When I equated Swaney and the Sierra, other close rivals in automotive fraud came to mind. I thought of the 1981 DeLorean DMC-12, which certainly looked the part of a proper sports car...but the gull-winged coupe’s 110-horsepower Volvo-sourced engine generated the most flaccid performance imaginable. It could only get to 60 miles per hour in 10.5 seconds, and it topped out at 110mph. It’s a miracle Marty McFly could even reach 88 mph in that mall parking lot.
Then I thought of all the Saab-badged GM cars of the early Aughts. When the big automaker took over the iconic-but-struggling Swedish carmaker in 2000, things went to shit fast, with miserably-middle-brow badge-engineered Old GM products trying to capitalize on the acquired brand’s storied legacy. The scam petered out after a few years, and Saab closed up for good.
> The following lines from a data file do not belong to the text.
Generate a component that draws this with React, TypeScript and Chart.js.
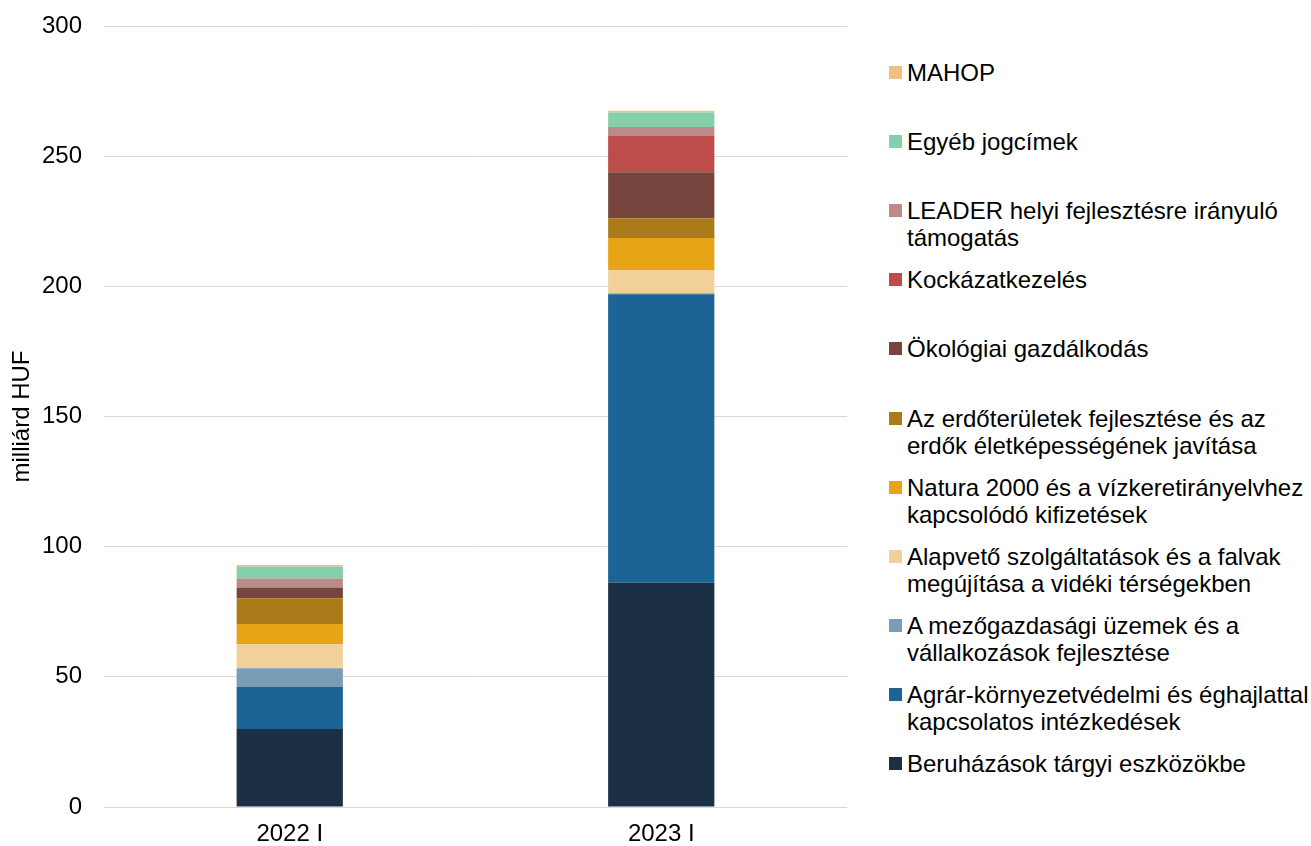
import React, { useEffect, useRef } from "react";
import { Chart, registerables } from "chart.js";

Chart.register(...registerables);

const categories = ["2022 I", "2023 I"];

const seriesNames = [
  "Beruházások tárgyi eszközökbe",
  "Agrár-környezetvédelmi és éghajlattal kapcsolatos intézkedések",
  "A mezőgazdasági üzemek és a vállalkozások fejlesztése",
  "Alapvető szolgáltatások és a falvak megújítása a vidéki térségekben",
  "Natura 2000 és a vízkeretirányelvhez kapcsolódó kifizetések",
  "Az erdőterületek fejlesztése és az erdők életképességének javítása",
  "Ökológiai gazdálkodás",
  "Kockázatkezelés",
  "LEADER helyi fejlesztésre irányuló támogatás",
  "Egyéb jogcímek",
  "MAHOP",
];

const beruhazasok = [30.0, 86.1];
const agrar = [16.1, 110.9];
const mezogazdasagi = [7.2, 0.3];
const alapveto = [9.2, 9.0];
const natura = [7.8, 12.3];
const erdo = [9.9, 7.6];
const okologiai = [4.1, 17.6];
const kockazat = [0, 13.9];
const leader = [3.5, 3.5];
const egyeb = [4.6, 5.6];
const mahop = [0.6, 0.6];

const seriesValues = [
  beruhazasok,
  agrar,
  mezogazdasagi,
  alapveto,
  natura,
  erdo,
  okologiai,
  kockazat,
  leader,
  egyeb,
  mahop,
];

const seriesColors = [
  "#1b3045",
  "#1c6496",
  "#7a9db5",
  "#f2d09a",
  "#e8a417",
  "#ab7b1a",
  "#76463e",
  "#bd4c4b",
  "#bd8a8a",
  "#83d0aa",
  "#efc084",
];

const yTicks = [0, 50, 100, 150, 200, 250, 300];

const FONT = "'Liberation Sans', Arial, sans-serif";

export default function App() {
  const canvasRef = useRef<HTMLCanvasElement | null>(null);

  useEffect(() => {
    if (!canvasRef.current) return;
    const chart = new Chart(canvasRef.current, {
      type: "bar",
      data: {
        labels: categories,
        datasets: seriesNames.map((name, i) => ({
          label: name,
          data: seriesValues[i],
          backgroundColor: seriesColors[i],
          borderWidth: 0,
          barPercentage: 1,
          categoryPercentage: 0.286,
        })),
      },
      options: {
        animation: false,
        responsive: false,
        maintainAspectRatio: false,
        layout: { padding: { top: 26, right: 23, bottom: 0, left: 0 } },
        plugins: {
          legend: { display: false },
          tooltip: { enabled: false },
        },
        scales: {
          x: {
            stacked: true,
            grid: { display: false, drawTicks: false },
            border: { display: false },
            ticks: {
              color: "#000",
              font: { family: FONT, size: 24 },
              padding: 13,
            },
            afterFit: (scale: any) => {
              scale.height = 39;
              scale.paddingLeft = 0;
              scale.paddingRight = 0;
            },
          },
          y: {
            stacked: true,
            min: 0,
            max: 300,
            afterBuildTicks: (scale: any) => {
              scale.ticks = yTicks.map((v) => ({ value: v }));
            },
            grid: { color: "#d9d9d9", lineWidth: 1, drawTicks: false },
            border: { display: false },
            ticks: {
              color: "#000",
              font: { family: FONT, size: 24 },
              padding: 22,
            },
            title: {
              display: true,
              text: "milliárd HUF",
              color: "#000",
              font: { family: FONT, size: 24 },
              padding: { top: 8, bottom: 0 },
            },
            afterFit: (scale: any) => {
              scale.width = 104;
              scale.paddingTop = 0;
              scale.paddingBottom = 0;
            },
          },
        },
      },
    });
    return () => chart.destroy();
  }, []);

  const legendOrder = seriesNames.map((_, i) => i).reverse();

  return (
    <div
      style={{
        position: "absolute",
        left: 0,
        top: 0,
        width: 1311,
        height: 846,
        background: "#fff",
        overflow: "hidden",
        fontFamily: FONT,
      }}
    >
      <canvas
        ref={canvasRef}
        width={870}
        height={846}
        style={{ position: "absolute", left: 0, top: 0, width: 870, height: 846 }}
      />
      {legendOrder.map((idx, k) => (
        <div
          key={idx}
          style={{
            position: "absolute",
            left: 889,
            top: 72.5 + k * 69.1 - 13.5,
            width: 430,
            display: "flex",
            alignItems: "flex-start",
            fontSize: 24,
            lineHeight: "27px",
            color: "#000",
          }}
        >
          <div
            style={{
              width: 13,
              height: 13,
              marginTop: 7,
              marginRight: 5,
              flex: "0 0 13px",
              background: seriesColors[idx],
            }}
          />
          <div style={{ width: 405 }}>{seriesNames[idx]}</div>
        </div>
      ))}
    </div>
  );
}
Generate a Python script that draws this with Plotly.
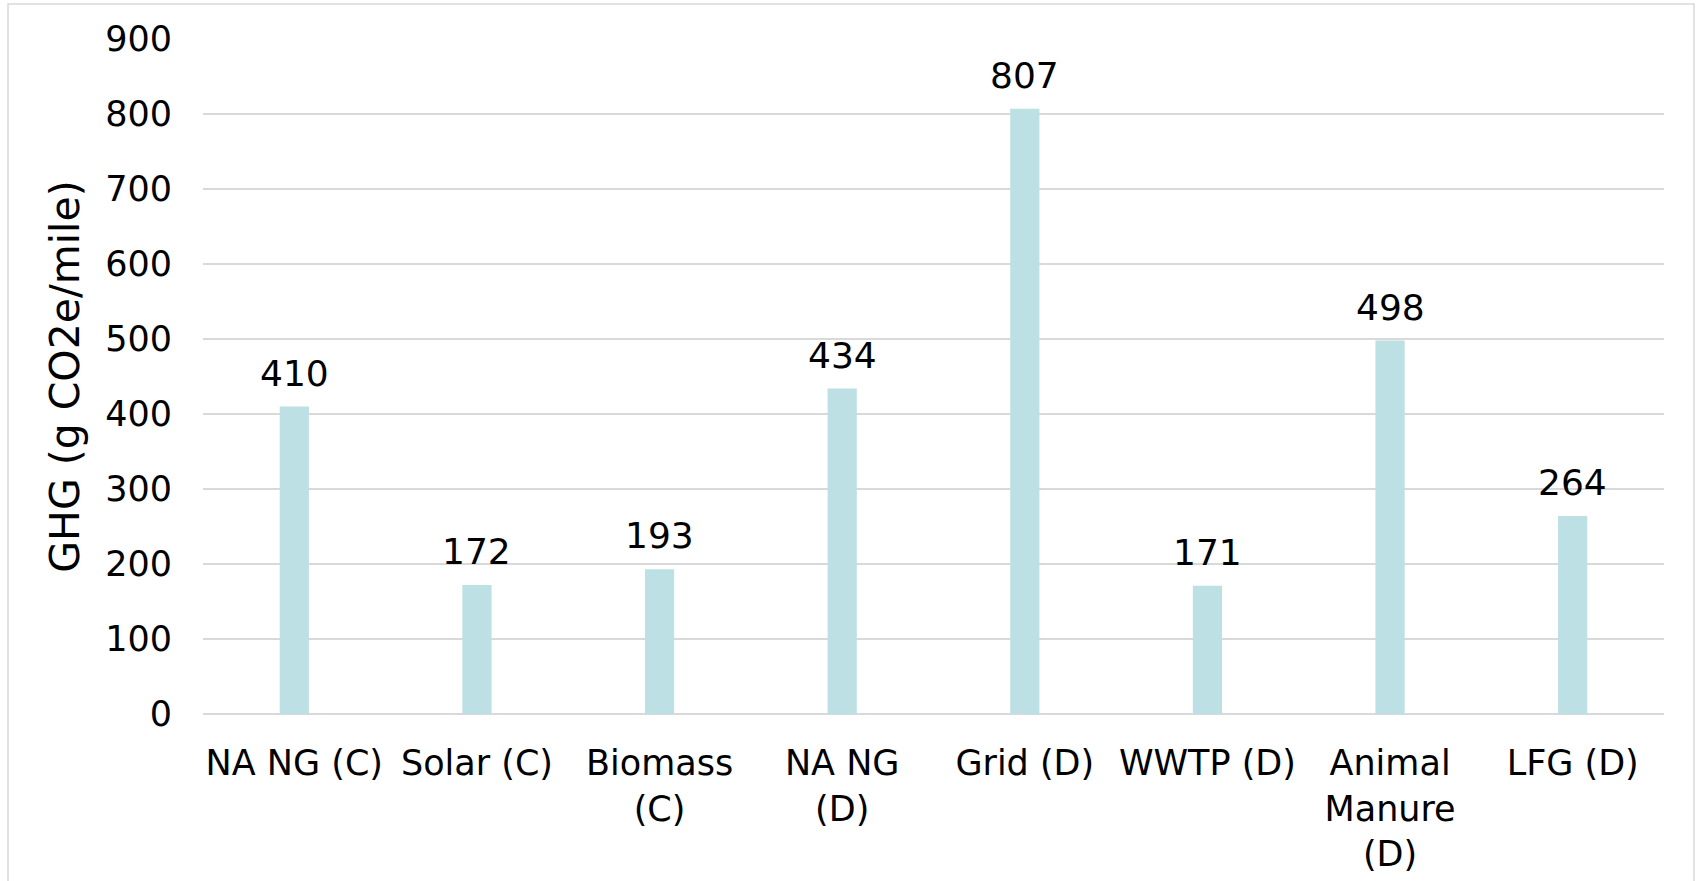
import plotly.graph_objects as go

# Emissions per mile for each fuel pathway
categories = [
    "NA NG (C)",
    "Solar (C)",
    "Biomass<br>(C)",
    "NA NG<br>(D)",
    "Grid (D)",
    "WWTP (D)",
    "Animal<br>Manure<br>(D)",
    "LFG (D)",
]
ghg_values = [410, 172, 193, 434, 807, 171, 498, 264]
y_ticks = [0, 100, 200, 300, 400, 500, 600, 700, 800, 900]

FONT = "DejaVu Sans"
BAR_COLOR = "#BCE0E3"
GRID_COLOR = "#D9D9D9"

W, H = 1696, 881
M_L, M_R, M_T, M_B = 203, 32, 39, 167
plot_w = W - M_L - M_R
plot_h = H - M_T - M_B

fig = go.Figure()
fig.add_trace(
    go.Bar(
        x=categories,
        y=ghg_values,
        marker=dict(color=BAR_COLOR, line=dict(width=0)),
        hoverinfo="x+y",
    )
)

# value labels above each bar
for cat, val in zip(categories, ghg_values):
    fig.add_annotation(
        x=cat,
        y=val,
        text=str(val),
        showarrow=False,
        xref="x",
        yref="y",
        yanchor="bottom",
        yshift=11,
        font=dict(family=FONT, size=36, color="#000000"),
    )

# light frame around the chart area
def px_to_paper_x(px):
    return (px - M_L) / plot_w

def px_to_paper_y(py):
    return (H - M_B - py) / plot_h

fig.add_shape(
    type="rect",
    xref="paper",
    yref="paper",
    x0=px_to_paper_x(8),
    x1=px_to_paper_x(1694),
    y0=px_to_paper_y(900),
    y1=px_to_paper_y(4),
    line=dict(color=GRID_COLOR, width=1.5),
    fillcolor="rgba(0,0,0,0)",
    layer="below",
)

fig.update_layout(
    width=W,
    height=H,
    margin=dict(l=M_L, r=M_R, t=M_T, b=M_B, autoexpand=False),
    paper_bgcolor="#FFFFFF",
    plot_bgcolor="#FFFFFF",
    font=dict(family=FONT, size=35, color="#000000"),
    bargap=0.84,
    showlegend=False,
    xaxis=dict(
        type="category",
        showgrid=False,
        showline=False,
        zeroline=False,
        ticks="",
        tickfont=dict(family=FONT, size=35, color="#000000"),
        ticklabelstandoff=25,
    ),
    yaxis=dict(
        range=[0, 900],
        tickvals=y_ticks,
        showgrid=True,
        gridcolor=GRID_COLOR,
        gridwidth=1.5,
        zeroline=True,
        zerolinecolor=GRID_COLOR,
        zerolinewidth=1.5,
        showline=False,
        ticks="",
        tickfont=dict(family=FONT, size=35, color="#000000"),
        ticklabelstandoff=30,
        title=dict(
            text="GHG (g CO2e/mile)",
            font=dict(family=FONT, size=41, color="#000000"),
            standoff=12,
        ),
    ),
)

fig.write_html("out.html")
Next in my revolving door of rage came pretty much every car currently pumping fake engine noises into the cabin through the stereo: In recent years, this list has included cars ranging from Ford Mustangs to Volkswagen GTIs to Porsches and BMWs, including the vaunted i8. (Though in that case it at least makes some kind of sense, given its 3-cylinder engine and supercar vibe.) The technique in general is fraudulent and, frankly, insulting, leading us to believe we’re experiencing something we’re not.
Finally, there’s all those Volkswagen Dieselgate cars. The company took a flagrant shortcut in order to ensure their cars would pass emissions tests, violating both customer and regulatory trust as well as basic integrity. Not enough can be said about the hubris and arrogance that led the company to set that mechanism in motion. (But the automotive journalist in me has to add: Hey, at least they were selling diesels, right?)
Am I really equating Swaney’s affront to the multi-biollion-dollar quagmire that is Dieselgate, or even the lame-but-ultimately-harmless GMC hybrid pickup? Of course not. The whole affair just hit a nerve. Nevertheless, they all represent worrisome lapses in judgement and integrity, which might be justified by supporters who would argue that a) sneaking around emissions standards is harmless because the cars might still generate net environmental benefits compared to their competitors; b) phony credentials still sell cars and impress people, and c) if you can find a loophole, you should exploit it.
But sorry, it’s not okay. Cheating's cheating. And if you’re going to be in the game, at least try to respect it.